■ Directions
Below are the records; extract from them the line containing "Clone this chart" to the line containing "import * as d3 from 'd3';", both lines included, exactly and with no pictures.

■ Stored rows
▬▬▬▬▬▬
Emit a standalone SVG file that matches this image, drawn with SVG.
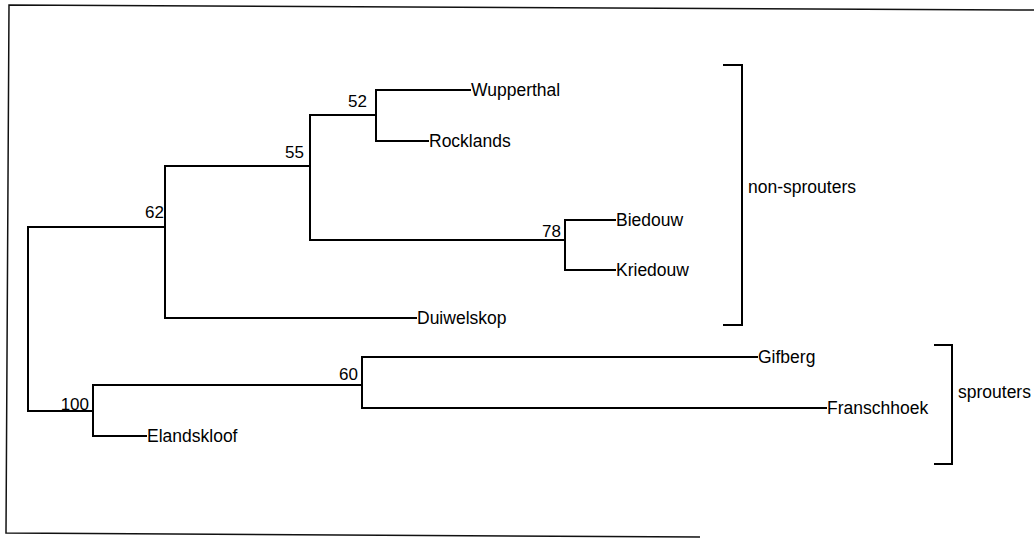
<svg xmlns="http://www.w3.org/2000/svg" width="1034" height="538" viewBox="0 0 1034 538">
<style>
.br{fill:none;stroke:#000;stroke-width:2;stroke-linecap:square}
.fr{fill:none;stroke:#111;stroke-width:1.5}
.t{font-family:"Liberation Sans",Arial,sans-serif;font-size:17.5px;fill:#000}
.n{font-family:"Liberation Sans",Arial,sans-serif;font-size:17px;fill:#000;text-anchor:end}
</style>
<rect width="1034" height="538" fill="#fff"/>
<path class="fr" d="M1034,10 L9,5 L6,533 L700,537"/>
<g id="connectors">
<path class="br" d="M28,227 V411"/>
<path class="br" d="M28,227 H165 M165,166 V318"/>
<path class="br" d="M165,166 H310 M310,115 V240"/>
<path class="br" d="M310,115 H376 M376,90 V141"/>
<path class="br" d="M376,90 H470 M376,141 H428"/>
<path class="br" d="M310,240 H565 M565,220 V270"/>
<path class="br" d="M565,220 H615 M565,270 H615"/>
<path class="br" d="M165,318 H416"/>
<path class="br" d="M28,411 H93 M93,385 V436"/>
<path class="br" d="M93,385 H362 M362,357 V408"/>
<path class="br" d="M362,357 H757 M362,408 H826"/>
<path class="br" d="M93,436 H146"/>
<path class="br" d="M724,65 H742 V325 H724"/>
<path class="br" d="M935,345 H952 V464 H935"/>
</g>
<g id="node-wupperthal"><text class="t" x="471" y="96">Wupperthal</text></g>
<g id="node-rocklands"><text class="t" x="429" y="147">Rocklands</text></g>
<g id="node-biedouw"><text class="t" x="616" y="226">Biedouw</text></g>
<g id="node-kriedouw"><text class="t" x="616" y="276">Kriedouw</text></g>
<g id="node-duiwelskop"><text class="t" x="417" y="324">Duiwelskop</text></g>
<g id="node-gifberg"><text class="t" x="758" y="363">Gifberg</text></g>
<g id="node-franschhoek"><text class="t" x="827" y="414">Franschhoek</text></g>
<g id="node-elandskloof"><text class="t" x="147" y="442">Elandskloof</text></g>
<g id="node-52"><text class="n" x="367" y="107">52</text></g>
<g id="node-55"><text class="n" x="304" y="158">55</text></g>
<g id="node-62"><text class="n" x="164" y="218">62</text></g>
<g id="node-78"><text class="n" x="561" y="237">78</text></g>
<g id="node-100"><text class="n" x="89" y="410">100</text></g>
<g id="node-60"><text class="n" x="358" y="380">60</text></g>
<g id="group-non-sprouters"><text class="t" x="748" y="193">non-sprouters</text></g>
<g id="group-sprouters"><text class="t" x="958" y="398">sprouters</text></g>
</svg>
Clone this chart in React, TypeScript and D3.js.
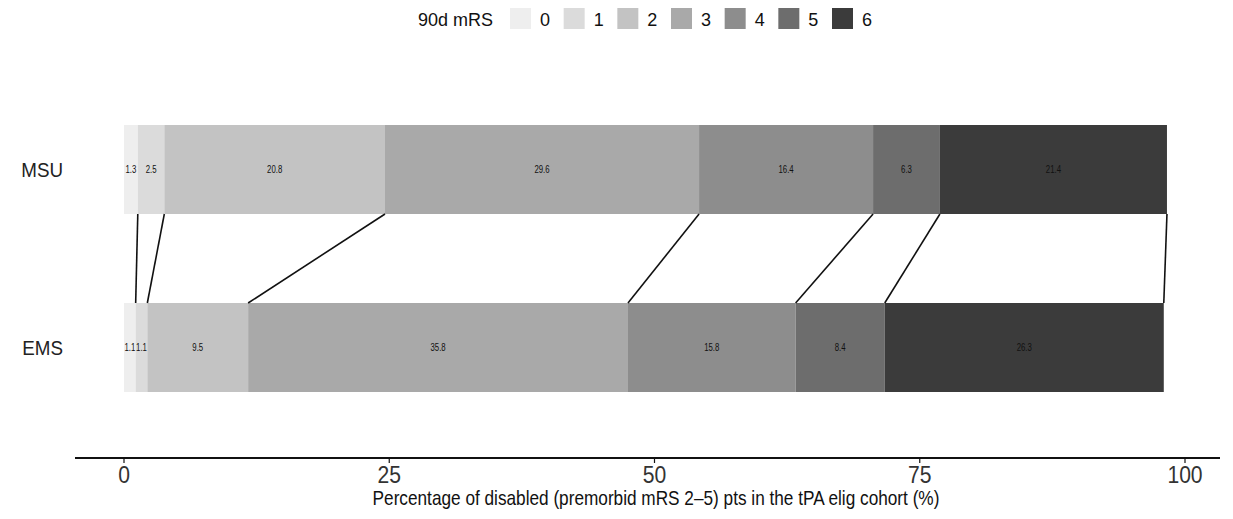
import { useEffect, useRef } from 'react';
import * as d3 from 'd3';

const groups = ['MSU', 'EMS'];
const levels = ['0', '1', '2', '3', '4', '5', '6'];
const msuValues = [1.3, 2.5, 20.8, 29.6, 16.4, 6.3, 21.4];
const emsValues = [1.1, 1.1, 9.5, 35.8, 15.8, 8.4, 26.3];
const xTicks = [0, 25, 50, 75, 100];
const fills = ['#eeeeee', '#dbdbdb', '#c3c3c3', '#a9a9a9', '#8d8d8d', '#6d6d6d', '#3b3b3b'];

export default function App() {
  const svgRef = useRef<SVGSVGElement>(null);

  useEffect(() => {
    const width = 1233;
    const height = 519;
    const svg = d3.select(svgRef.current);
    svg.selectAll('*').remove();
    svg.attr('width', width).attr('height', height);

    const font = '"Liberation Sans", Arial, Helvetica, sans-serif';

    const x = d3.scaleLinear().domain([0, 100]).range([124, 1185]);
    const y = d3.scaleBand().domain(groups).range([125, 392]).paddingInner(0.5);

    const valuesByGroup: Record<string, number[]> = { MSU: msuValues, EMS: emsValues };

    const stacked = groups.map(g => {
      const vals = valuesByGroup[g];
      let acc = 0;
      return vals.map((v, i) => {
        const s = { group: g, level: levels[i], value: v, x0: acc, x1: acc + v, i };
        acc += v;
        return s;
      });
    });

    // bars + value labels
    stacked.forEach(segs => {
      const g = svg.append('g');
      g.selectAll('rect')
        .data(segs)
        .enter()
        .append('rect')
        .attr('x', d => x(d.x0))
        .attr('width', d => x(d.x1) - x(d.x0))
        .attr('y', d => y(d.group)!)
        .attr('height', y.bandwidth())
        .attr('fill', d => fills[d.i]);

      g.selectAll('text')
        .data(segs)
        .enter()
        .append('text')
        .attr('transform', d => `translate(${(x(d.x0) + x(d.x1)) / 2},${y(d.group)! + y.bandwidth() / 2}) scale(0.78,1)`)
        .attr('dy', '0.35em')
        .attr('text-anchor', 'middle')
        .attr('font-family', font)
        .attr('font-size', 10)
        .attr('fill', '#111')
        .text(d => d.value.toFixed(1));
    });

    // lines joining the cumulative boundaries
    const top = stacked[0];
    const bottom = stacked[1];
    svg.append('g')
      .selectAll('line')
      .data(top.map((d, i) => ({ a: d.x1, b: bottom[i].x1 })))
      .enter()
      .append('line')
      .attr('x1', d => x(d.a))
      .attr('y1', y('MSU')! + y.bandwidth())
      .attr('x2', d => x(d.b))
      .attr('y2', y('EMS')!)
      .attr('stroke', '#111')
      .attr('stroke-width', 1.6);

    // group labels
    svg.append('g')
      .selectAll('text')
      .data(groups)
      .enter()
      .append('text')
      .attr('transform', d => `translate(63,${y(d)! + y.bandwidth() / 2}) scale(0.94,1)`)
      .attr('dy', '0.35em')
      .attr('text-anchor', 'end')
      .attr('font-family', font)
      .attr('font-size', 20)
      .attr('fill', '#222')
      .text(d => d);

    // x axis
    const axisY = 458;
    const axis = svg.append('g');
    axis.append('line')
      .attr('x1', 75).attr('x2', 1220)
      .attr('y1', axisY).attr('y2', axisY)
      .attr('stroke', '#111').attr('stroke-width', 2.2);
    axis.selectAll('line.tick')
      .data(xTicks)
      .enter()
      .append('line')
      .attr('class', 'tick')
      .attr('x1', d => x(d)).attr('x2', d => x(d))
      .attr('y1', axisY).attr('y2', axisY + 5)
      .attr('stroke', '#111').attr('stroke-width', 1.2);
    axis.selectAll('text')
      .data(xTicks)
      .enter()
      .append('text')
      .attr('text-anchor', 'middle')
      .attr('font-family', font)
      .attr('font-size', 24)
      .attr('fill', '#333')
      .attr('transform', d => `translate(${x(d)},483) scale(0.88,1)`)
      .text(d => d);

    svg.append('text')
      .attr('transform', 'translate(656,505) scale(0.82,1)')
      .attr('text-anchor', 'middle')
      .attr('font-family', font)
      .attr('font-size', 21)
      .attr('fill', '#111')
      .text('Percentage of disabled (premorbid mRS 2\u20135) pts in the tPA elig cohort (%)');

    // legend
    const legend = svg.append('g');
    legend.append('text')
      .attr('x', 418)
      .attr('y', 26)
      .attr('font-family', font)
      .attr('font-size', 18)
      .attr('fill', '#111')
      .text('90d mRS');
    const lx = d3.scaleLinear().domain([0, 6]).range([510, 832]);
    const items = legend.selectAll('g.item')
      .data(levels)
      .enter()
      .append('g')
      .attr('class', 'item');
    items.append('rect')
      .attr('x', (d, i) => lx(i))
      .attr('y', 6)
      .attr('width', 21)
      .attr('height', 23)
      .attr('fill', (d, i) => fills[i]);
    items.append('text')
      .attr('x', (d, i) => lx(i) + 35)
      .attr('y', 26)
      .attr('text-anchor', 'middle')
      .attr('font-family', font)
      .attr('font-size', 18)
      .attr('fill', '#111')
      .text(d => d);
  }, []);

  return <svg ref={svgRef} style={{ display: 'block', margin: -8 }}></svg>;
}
▬▬▬▬▬▬
■ Solution to this exercise
Clone this chart in React, TypeScript and D3.js.
import { useEffect, useRef } from 'react';
import * as d3 from 'd3';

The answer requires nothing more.